Exercise instructions ::
Lines with "What React, TypeScript" and "Arial, Helvetica, sans-serif';" mark the range, both included. Reproduce exactly that stretch, without pictures.

Dataset records ::
## Start

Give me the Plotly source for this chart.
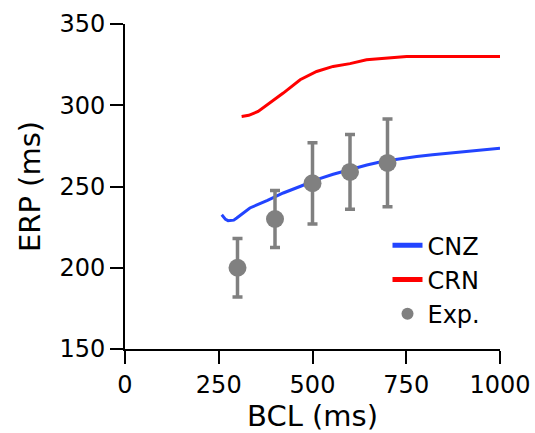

## End
## Start

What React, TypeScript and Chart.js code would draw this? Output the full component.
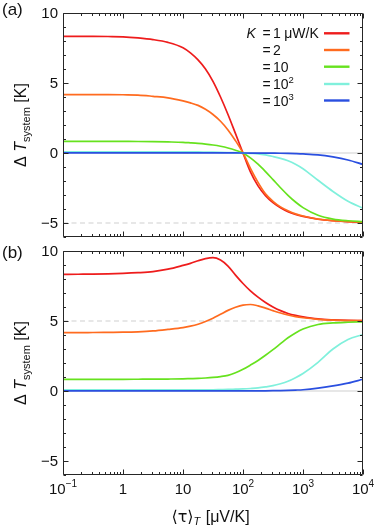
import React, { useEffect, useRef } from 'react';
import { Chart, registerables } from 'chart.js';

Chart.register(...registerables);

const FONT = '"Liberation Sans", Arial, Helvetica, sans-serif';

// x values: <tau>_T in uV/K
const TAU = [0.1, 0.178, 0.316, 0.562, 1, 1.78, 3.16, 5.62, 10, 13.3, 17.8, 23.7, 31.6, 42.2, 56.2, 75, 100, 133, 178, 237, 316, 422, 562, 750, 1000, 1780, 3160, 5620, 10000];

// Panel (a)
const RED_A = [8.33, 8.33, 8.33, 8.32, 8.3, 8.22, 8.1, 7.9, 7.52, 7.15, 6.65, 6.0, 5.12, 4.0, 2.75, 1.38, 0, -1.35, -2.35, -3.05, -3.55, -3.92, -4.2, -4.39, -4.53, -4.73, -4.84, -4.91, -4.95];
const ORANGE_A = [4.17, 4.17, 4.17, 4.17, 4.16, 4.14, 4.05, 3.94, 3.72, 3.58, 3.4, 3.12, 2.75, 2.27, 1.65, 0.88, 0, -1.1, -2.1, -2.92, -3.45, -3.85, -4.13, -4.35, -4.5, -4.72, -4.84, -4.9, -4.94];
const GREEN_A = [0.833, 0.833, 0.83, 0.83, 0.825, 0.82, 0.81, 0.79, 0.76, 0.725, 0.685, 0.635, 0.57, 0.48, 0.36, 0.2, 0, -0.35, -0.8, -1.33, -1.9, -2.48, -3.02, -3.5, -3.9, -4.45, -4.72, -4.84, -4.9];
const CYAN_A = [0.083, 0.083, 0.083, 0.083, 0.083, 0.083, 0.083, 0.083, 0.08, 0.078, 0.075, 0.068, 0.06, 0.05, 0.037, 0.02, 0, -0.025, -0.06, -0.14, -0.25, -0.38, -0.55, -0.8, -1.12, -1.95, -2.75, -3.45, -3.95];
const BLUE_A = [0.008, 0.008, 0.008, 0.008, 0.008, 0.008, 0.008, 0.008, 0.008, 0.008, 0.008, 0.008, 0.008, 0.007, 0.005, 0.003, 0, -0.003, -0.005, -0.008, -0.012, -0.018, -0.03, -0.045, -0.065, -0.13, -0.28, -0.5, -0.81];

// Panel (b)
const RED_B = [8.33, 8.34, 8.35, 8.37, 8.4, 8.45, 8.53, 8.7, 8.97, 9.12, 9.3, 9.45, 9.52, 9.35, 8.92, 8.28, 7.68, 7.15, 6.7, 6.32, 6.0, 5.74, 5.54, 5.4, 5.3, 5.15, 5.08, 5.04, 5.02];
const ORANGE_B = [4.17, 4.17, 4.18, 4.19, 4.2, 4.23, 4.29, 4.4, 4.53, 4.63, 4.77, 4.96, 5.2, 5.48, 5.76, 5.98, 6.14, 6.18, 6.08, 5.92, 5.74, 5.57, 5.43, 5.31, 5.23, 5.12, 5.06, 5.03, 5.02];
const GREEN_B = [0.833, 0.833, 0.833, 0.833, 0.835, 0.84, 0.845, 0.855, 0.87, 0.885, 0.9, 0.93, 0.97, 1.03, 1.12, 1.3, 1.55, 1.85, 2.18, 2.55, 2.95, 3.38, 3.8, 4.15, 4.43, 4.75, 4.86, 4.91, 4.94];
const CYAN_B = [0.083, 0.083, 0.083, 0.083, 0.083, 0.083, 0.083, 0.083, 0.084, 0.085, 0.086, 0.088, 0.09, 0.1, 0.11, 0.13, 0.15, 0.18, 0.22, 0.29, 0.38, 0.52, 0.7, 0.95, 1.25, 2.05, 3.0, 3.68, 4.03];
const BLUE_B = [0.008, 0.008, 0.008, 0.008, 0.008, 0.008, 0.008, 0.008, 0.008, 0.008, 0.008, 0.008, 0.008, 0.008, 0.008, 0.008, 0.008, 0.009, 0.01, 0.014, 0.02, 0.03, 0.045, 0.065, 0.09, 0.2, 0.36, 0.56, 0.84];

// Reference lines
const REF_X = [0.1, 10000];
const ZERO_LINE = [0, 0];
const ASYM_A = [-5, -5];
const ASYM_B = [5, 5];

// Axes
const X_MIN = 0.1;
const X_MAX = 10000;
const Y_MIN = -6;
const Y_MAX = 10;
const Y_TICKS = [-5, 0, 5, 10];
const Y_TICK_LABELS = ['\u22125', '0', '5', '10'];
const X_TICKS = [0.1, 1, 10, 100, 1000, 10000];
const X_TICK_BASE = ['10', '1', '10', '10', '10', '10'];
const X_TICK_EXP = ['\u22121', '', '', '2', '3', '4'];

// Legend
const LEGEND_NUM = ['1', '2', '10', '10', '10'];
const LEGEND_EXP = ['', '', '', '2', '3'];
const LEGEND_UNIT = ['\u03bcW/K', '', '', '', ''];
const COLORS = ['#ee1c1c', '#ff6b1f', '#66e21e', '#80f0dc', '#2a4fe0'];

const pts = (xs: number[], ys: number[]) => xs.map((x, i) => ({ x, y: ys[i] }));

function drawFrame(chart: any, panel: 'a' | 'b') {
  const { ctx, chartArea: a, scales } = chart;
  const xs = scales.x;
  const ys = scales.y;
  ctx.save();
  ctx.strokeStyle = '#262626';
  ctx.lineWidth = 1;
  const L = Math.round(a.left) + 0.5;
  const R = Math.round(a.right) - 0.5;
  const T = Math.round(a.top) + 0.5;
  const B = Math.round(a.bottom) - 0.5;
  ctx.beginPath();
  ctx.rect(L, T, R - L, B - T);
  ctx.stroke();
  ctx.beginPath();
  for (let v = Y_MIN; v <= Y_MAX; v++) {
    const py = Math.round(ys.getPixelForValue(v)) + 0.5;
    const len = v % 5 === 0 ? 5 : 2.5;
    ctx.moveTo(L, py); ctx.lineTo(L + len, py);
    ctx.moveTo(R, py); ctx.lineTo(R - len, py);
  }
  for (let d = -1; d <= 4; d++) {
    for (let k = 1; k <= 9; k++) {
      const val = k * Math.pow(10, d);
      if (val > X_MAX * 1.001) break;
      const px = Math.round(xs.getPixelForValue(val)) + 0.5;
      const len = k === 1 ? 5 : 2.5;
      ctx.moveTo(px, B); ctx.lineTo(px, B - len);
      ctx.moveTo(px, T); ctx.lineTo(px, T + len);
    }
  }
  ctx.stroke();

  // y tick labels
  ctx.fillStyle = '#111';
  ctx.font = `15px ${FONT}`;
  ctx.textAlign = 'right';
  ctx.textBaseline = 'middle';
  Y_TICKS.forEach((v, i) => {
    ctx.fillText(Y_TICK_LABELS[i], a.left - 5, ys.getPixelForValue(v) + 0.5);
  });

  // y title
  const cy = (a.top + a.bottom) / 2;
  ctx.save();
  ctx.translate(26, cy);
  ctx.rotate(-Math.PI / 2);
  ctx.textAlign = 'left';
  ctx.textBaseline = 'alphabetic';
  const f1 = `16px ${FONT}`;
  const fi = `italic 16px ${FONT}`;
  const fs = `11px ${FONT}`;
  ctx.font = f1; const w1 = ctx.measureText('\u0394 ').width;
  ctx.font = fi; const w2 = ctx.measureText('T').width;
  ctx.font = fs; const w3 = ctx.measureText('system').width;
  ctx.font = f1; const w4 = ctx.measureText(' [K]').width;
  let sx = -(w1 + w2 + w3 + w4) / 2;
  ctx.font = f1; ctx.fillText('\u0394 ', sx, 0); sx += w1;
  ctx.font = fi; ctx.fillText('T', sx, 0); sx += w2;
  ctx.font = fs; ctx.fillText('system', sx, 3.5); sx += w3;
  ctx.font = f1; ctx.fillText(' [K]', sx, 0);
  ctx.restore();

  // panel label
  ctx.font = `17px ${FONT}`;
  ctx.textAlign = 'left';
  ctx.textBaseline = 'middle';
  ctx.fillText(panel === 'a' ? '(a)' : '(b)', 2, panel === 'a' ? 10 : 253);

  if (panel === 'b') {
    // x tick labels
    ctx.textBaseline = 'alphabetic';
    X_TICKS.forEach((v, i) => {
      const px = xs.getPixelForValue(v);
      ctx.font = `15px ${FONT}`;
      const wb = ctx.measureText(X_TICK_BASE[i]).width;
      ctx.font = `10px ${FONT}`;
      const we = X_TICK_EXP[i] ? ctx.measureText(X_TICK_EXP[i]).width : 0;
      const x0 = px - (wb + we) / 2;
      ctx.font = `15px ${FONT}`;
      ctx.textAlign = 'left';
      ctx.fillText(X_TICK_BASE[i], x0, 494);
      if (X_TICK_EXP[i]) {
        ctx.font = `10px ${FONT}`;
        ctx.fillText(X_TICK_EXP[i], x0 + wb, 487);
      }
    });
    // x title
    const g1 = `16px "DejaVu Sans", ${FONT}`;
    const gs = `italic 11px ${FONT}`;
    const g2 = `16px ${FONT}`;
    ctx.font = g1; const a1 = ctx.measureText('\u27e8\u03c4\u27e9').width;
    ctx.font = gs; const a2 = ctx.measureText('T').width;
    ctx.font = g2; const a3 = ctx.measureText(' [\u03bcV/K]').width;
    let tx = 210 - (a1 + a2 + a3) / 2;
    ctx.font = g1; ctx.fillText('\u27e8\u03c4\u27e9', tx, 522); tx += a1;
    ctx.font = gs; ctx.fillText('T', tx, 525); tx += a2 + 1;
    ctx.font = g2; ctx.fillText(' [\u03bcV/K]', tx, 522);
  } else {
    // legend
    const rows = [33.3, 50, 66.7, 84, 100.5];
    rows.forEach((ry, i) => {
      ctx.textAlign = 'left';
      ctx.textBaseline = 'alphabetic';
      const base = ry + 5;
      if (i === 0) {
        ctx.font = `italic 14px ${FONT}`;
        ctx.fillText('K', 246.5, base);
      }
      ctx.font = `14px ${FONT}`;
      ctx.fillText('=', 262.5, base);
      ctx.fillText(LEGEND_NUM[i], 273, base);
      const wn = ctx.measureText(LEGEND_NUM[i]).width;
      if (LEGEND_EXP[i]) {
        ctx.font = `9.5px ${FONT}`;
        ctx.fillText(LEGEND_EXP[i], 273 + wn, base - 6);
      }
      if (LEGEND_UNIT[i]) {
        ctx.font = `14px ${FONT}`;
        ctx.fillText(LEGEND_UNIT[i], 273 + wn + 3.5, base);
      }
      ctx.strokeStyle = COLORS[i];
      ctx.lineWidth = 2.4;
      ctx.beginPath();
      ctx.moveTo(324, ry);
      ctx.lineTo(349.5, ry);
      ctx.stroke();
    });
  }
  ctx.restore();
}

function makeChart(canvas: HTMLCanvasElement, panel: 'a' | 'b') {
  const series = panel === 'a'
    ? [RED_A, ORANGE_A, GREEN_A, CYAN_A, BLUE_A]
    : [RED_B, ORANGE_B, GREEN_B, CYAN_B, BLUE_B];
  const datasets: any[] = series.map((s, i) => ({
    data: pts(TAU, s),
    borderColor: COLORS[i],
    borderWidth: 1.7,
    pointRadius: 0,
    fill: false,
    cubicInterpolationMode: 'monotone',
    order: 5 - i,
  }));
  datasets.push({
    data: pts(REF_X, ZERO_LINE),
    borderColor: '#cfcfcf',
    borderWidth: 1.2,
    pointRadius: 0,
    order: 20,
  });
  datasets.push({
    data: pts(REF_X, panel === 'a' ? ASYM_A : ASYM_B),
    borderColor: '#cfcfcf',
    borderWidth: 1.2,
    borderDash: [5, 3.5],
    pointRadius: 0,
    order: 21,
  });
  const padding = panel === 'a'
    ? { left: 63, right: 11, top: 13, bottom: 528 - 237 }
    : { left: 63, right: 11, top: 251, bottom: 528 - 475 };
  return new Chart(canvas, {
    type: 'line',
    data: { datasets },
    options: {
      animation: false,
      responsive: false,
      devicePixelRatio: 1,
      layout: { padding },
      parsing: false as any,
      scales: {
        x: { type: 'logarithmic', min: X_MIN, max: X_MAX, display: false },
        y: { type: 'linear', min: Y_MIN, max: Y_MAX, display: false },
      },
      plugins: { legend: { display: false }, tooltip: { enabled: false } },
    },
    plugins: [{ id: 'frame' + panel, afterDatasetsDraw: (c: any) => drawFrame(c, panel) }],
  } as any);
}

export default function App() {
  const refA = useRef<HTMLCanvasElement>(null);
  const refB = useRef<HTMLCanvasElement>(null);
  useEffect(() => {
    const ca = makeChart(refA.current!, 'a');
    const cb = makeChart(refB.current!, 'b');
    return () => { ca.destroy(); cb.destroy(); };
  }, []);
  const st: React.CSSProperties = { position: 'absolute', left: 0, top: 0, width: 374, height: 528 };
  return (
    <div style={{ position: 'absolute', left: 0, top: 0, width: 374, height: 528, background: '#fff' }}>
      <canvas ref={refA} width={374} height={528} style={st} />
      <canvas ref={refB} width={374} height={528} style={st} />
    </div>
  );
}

## End

Result below ::
What React, TypeScript and Chart.js code would draw this? Output the full component.
import React, { useEffect, useRef } from 'react';
import { Chart, registerables } from 'chart.js';

Chart.register(...registerables);

const FONT = '"Liberation Sans", Arial, Helvetica, sans-serif';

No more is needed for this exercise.